***** RECORDED DATA *****
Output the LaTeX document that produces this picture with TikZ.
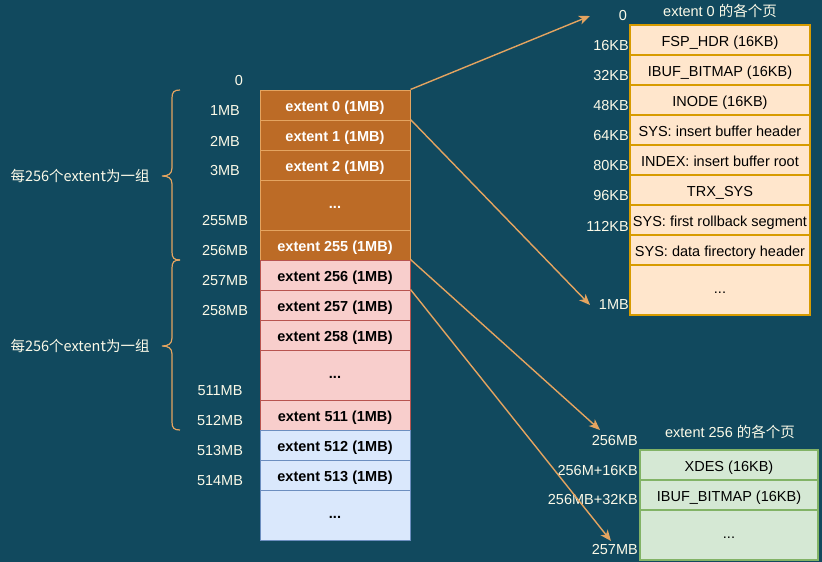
\documentclass[tikz,border=0pt]{standalone}
\usepackage{fontspec}
\setmainfont{Liberation Sans}
\newfontfamily\cjk{Noto Sans CJK SC}
\usetikzlibrary{arrows.meta}
\definecolor{bgc}{RGB}{17,73,94}
\definecolor{cream}{RGB}{252,250,232}
\definecolor{ofill}{RGB}{188,107,38}
\definecolor{oline}{RGB}{228,164,96}
\definecolor{pfill}{RGB}{248,206,204}
\definecolor{pline}{RGB}{184,84,80}
\definecolor{bfill}{RGB}{218,232,252}
\definecolor{bline}{RGB}{108,142,191}
\definecolor{yfill}{RGB}{255,230,204}
\definecolor{yline}{RGB}{215,155,0}
\definecolor{gfill}{RGB}{213,232,212}
\definecolor{gline}{RGB}{130,179,102}
\definecolor{arr}{RGB}{228,164,96}
\tikzset{
  cell/.style={draw, line width=1pt, minimum width=150pt, inner sep=0pt, text height=12pt, text depth=0pt, font=\fontsize{14.5}{16}\selectfont\bfseries},
  rowO/.style={cell, fill=ofill, draw=oline, text=white},
  rowP/.style={cell, fill=pfill, draw=pline, text=black},
  rowB/.style={cell, fill=bfill, draw=bline, text=black},
  page/.style={draw, line width=1.5pt, minimum width=180pt, inner sep=0pt, text height=12pt, text depth=0pt, font=\fontsize{14.5}{16}\selectfont, text=black},
  pageY/.style={page, fill=yfill, draw=yline},
  pageG/.style={page, fill=gfill, draw=gline, minimum width=178pt},
  dots/.style={text height=6pt, text depth=0pt},
  lbl/.style={text=cream, inner sep=0pt, font=\fontsize{14.5}{16}\selectfont},
  ttl/.style={text=cream, inner sep=0pt, font=\fontsize{14.5}{16}\selectfont},
  conn/.style={draw=arr, line width=1.4pt, -{Stealth[length=11pt,width=9pt,inset=3pt]}},
  brc/.style={draw=oline, line width=1.2pt}
}
\begin{document}
\begin{tikzpicture}[x=1pt,y=-1pt]
\fill[bgc] (0,0) rectangle (822,562);
\useasboundingbox (0,0) rectangle (822,562);
% left column
\node[rowO, minimum height=30pt] (e0) at (335,105) {extent 0 (1MB)};
\node[rowO, minimum height=30pt] (e1) at (335,135) {extent 1 (1MB)};
\node[rowO, minimum height=30pt] (e2) at (335,165) {extent 2 (1MB)};
\node[rowO, dots, minimum height=50pt] (ed1) at (335,205) {...};
\node[rowO, minimum height=30pt] (e255) at (335,245) {extent 255 (1MB)};
\node[rowP, minimum height=30pt] (e256) at (335,275) {extent 256 (1MB)};
\node[rowP, minimum height=30pt] (e257) at (335,305) {extent 257 (1MB)};
\node[rowP, minimum height=30pt] (e258) at (335,335) {extent 258 (1MB)};
\node[rowP, dots, minimum height=50pt] (ed2) at (335,375) {...};
\node[rowP, minimum height=30pt] (e511) at (335,415) {extent 511 (1MB)};
\node[rowB, minimum height=30pt] (e512) at (335,445) {extent 512 (1MB)};
\node[rowB, minimum height=30pt] (e513) at (335,475) {extent 513 (1MB)};
\node[rowB, dots, minimum height=50pt] (ed3) at (335,515) {...};
% left labels
\node[lbl] (l0) at (239,81) {0};
\node[lbl] (l1) at (225,111) {1MB};
\node[lbl] (l2) at (225,141) {2MB};
\node[lbl] (l3) at (225,171) {3MB};
\node[lbl] (l255) at (225,221) {255MB};
\node[lbl] (l256) at (225,251) {256MB};
\node[lbl] (l257) at (225,281) {257MB};
\node[lbl] (l258) at (225,311) {258MB};
\node[lbl] (l511) at (220,391) {511MB};
\node[lbl] (l512) at (220,421) {512MB};
\node[lbl] (l513) at (220,451) {513MB};
\node[lbl] (l514) at (220,481) {514MB};
% braces
\draw[brc] (180,90) .. controls (174,90) and (172,92) .. (172,98) -- (172,168) .. controls (172,174) and (168,176) .. (162,176) .. controls (168,176) and (172,178) .. (172,184) -- (172,252) .. controls (172,258) and (174,260) .. (180,260);
\draw[brc] (180,260) .. controls (174,260) and (172,262) .. (172,268) -- (172,338) .. controls (172,344) and (168,346) .. (162,346) .. controls (168,346) and (172,348) .. (172,354) -- (172,422) .. controls (172,428) and (174,430) .. (180,430);
\node[lbl, font=\fontsize{14.5}{16}\selectfont\cjk] (g1) at (80,176) {每256个extent为一组};
\node[lbl, font=\fontsize{14.5}{16}\selectfont\cjk] (g2) at (80,346) {每256个extent为一组};
% top right table
\node[ttl] (t1) at (720,11) {extent 0 {\cjk 的各个页}};
\node[pageY, minimum height=30pt] (p1) at (720,40) {FSP\_HDR (16KB)};
\node[pageY, minimum height=30pt] (p2) at (720,70) {IBUF\_BITMAP (16KB)};
\node[pageY, minimum height=30pt] (p3) at (720,100) {INODE (16KB)};
\node[pageY, minimum height=30pt] (p4) at (720,130) {SYS: insert buffer header};
\node[pageY, minimum height=30pt] (p5) at (720,160) {INDEX: insert buffer root};
\node[pageY, minimum height=30pt] (p6) at (720,190) {TRX\_SYS};
\node[pageY, minimum height=30pt] (p7) at (720,220) {SYS: first rollback segment};
\node[pageY, minimum height=30pt] (p8) at (720,250) {SYS: data firectory header};
\node[pageY, dots, minimum height=50pt] (p9) at (720,290) {...};
\node[lbl] (r0) at (623,16) {0};
\node[lbl, anchor=east] (r16) at (629,46) {16KB};
\node[lbl, anchor=east] (r32) at (629,76) {32KB};
\node[lbl, anchor=east] (r48) at (629,106) {48KB};
\node[lbl, anchor=east] (r64) at (629,136) {64KB};
\node[lbl, anchor=east] (r80) at (629,166) {80KB};
\node[lbl, anchor=east] (r96) at (629,196) {96KB};
\node[lbl, anchor=east] (r112) at (629,226) {112KB};
\node[lbl, anchor=east] (r1mb) at (629,305) {1MB};
% bottom right table
\node[ttl] (t2) at (730,432) {extent 256 {\cjk 的各个页}};
\node[pageG, minimum height=30pt] (q1) at (729,465) {XDES (16KB)};
\node[pageG, minimum height=30pt] (q2) at (729,495) {IBUF\_BITMAP (16KB)};
\node[pageG, dots, minimum height=50pt] (q3) at (729,535) {...};
\node[lbl, anchor=east] (s0) at (638,441) {256MB};
\node[lbl, anchor=east] (s1) at (638,471) {256M+16KB};
\node[lbl, anchor=east] (s2) at (638,500) {256MB+32KB};
\node[lbl, anchor=east] (s3) at (638,550) {257MB};
% arrows
\coordinate (a1) at (590,16);
\coordinate (a2) at (590,305);
\coordinate (a3) at (600,430);
\coordinate (a4) at (611,541);
\draw[conn] (e0.north east) -- (a1);
\draw[conn] (e1.north east) -- (a2);
\draw[conn] (e256.north east) -- (a3);
\draw[conn] (e257.north east) -- (a4);
\end{tikzpicture}
\end{document}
*****
_EXERCISE PROMPT_
Exclude every picture and copy the remaining data exactly.

_THE OUTPUT_
Output the LaTeX document that produces this picture with TikZ.
\documentclass[tikz,border=0pt]{standalone}
\usepackage{fontspec}
\setmainfont{Liberation Sans}
\newfontfamily\cjk{Noto Sans CJK SC}
\usetikzlibrary{arrows.meta}
\definecolor{bgc}{RGB}{17,73,94}
\definecolor{cream}{RGB}{252,250,232}
\definecolor{ofill}{RGB}{188,107,38}
\definecolor{oline}{RGB}{228,164,96}
\definecolor{pfill}{RGB}{248,206,204}
\definecolor{pline}{RGB}{184,84,80}
\definecolor{bfill}{RGB}{218,232,252}
\definecolor{bline}{RGB}{108,142,191}
\definecolor{yfill}{RGB}{255,230,204}
\definecolor{yline}{RGB}{215,155,0}
\definecolor{gfill}{RGB}{213,232,212}
\definecolor{gline}{RGB}{130,179,102}
\definecolor{arr}{RGB}{228,164,96}
\tikzset{
  cell/.style={draw, line width=1pt, minimum width=150pt, inner sep=0pt, text height=12pt, text depth=0pt, font=\fontsize{14.5}{16}\selectfont\bfseries},
  rowO/.style={cell, fill=ofill, draw=oline, text=white},
  rowP/.style={cell, fill=pfill, draw=pline, text=black},
  rowB/.style={cell, fill=bfill, draw=bline, text=black},
  page/.style={draw, line width=1.5pt, minimum width=180pt, inner sep=0pt, text height=12pt, text depth=0pt, font=\fontsize{14.5}{16}\selectfont, text=black},
  pageY/.style={page, fill=yfill, draw=yline},
  pageG/.style={page, fill=gfill, draw=gline, minimum width=178pt},
  dots/.style={text height=6pt, text depth=0pt},
  lbl/.style={text=cream, inner sep=0pt, font=\fontsize{14.5}{16}\selectfont},
  ttl/.style={text=cream, inner sep=0pt, font=\fontsize{14.5}{16}\selectfont},
  conn/.style={draw=arr, line width=1.4pt, -{Stealth[length=11pt,width=9pt,inset=3pt]}},
  brc/.style={draw=oline, line width=1.2pt}
}
\begin{document}
\begin{tikzpicture}[x=1pt,y=-1pt]
\fill[bgc] (0,0) rectangle (822,562);
\useasboundingbox (0,0) rectangle (822,562);
% left column
\node[rowO, minimum height=30pt] (e0) at (335,105) {extent 0 (1MB)};
\node[rowO, minimum height=30pt] (e1) at (335,135) {extent 1 (1MB)};
\node[rowO, minimum height=30pt] (e2) at (335,165) {extent 2 (1MB)};
\node[rowO, dots, minimum height=50pt] (ed1) at (335,205) {...};
\node[rowO, minimum height=30pt] (e255) at (335,245) {extent 255 (1MB)};
\node[rowP, minimum height=30pt] (e256) at (335,275) {extent 256 (1MB)};
\node[rowP, minimum height=30pt] (e257) at (335,305) {extent 257 (1MB)};
\node[rowP, minimum height=30pt] (e258) at (335,335) {extent 258 (1MB)};
\node[rowP, dots, minimum height=50pt] (ed2) at (335,375) {...};
\node[rowP, minimum height=30pt] (e511) at (335,415) {extent 511 (1MB)};
\node[rowB, minimum height=30pt] (e512) at (335,445) {extent 512 (1MB)};
\node[rowB, minimum height=30pt] (e513) at (335,475) {extent 513 (1MB)};
\node[rowB, dots, minimum height=50pt] (ed3) at (335,515) {...};
% left labels
\node[lbl] (l0) at (239,81) {0};
\node[lbl] (l1) at (225,111) {1MB};
\node[lbl] (l2) at (225,141) {2MB};
\node[lbl] (l3) at (225,171) {3MB};
\node[lbl] (l255) at (225,221) {255MB};
\node[lbl] (l256) at (225,251) {256MB};
\node[lbl] (l257) at (225,281) {257MB};
\node[lbl] (l258) at (225,311) {258MB};
\node[lbl] (l511) at (220,391) {511MB};
\node[lbl] (l512) at (220,421) {512MB};
\node[lbl] (l513) at (220,451) {513MB};
\node[lbl] (l514) at (220,481) {514MB};
% braces
\draw[brc] (180,90) .. controls (174,90) and (172,92) .. (172,98) -- (172,168) .. controls (172,174) and (168,176) .. (162,176) .. controls (168,176) and (172,178) .. (172,184) -- (172,252) .. controls (172,258) and (174,260) .. (180,260);
\draw[brc] (180,260) .. controls (174,260) and (172,262) .. (172,268) -- (172,338) .. controls (172,344) and (168,346) .. (162,346) .. controls (168,346) and (172,348) .. (172,354) -- (172,422) .. controls (172,428) and (174,430) .. (180,430);
\node[lbl, font=\fontsize{14.5}{16}\selectfont\cjk] (g1) at (80,176) {每256个extent为一组};
\node[lbl, font=\fontsize{14.5}{16}\selectfont\cjk] (g2) at (80,346) {每256个extent为一组};
% top right table
\node[ttl] (t1) at (720,11) {extent 0 {\cjk 的各个页}};
\node[pageY, minimum height=30pt] (p1) at (720,40) {FSP\_HDR (16KB)};
\node[pageY, minimum height=30pt] (p2) at (720,70) {IBUF\_BITMAP (16KB)};
\node[pageY, minimum height=30pt] (p3) at (720,100) {INODE (16KB)};
\node[pageY, minimum height=30pt] (p4) at (720,130) {SYS: insert buffer header};
\node[pageY, minimum height=30pt] (p5) at (720,160) {INDEX: insert buffer root};
\node[pageY, minimum height=30pt] (p6) at (720,190) {TRX\_SYS};
\node[pageY, minimum height=30pt] (p7) at (720,220) {SYS: first rollback segment};
\node[pageY, minimum height=30pt] (p8) at (720,250) {SYS: data firectory header};
\node[pageY, dots, minimum height=50pt] (p9) at (720,290) {...};
\node[lbl] (r0) at (623,16) {0};
\node[lbl, anchor=east] (r16) at (629,46) {16KB};
\node[lbl, anchor=east] (r32) at (629,76) {32KB};
\node[lbl, anchor=east] (r48) at (629,106) {48KB};
\node[lbl, anchor=east] (r64) at (629,136) {64KB};
\node[lbl, anchor=east] (r80) at (629,166) {80KB};
\node[lbl, anchor=east] (r96) at (629,196) {96KB};
\node[lbl, anchor=east] (r112) at (629,226) {112KB};
\node[lbl, anchor=east] (r1mb) at (629,305) {1MB};
% bottom right table
\node[ttl] (t2) at (730,432) {extent 256 {\cjk 的各个页}};
\node[pageG, minimum height=30pt] (q1) at (729,465) {XDES (16KB)};
\node[pageG, minimum height=30pt] (q2) at (729,495) {IBUF\_BITMAP (16KB)};
\node[pageG, dots, minimum height=50pt] (q3) at (729,535) {...};
\node[lbl, anchor=east] (s0) at (638,441) {256MB};
\node[lbl, anchor=east] (s1) at (638,471) {256M+16KB};
\node[lbl, anchor=east] (s2) at (638,500) {256MB+32KB};
\node[lbl, anchor=east] (s3) at (638,550) {257MB};
% arrows
\coordinate (a1) at (590,16);
\coordinate (a2) at (590,305);
\coordinate (a3) at (600,430);
\coordinate (a4) at (611,541);
\draw[conn] (e0.north east) -- (a1);
\draw[conn] (e1.north east) -- (a2);
\draw[conn] (e256.north east) -- (a3);
\draw[conn] (e257.north east) -- (a4);
\end{tikzpicture}
\end{document}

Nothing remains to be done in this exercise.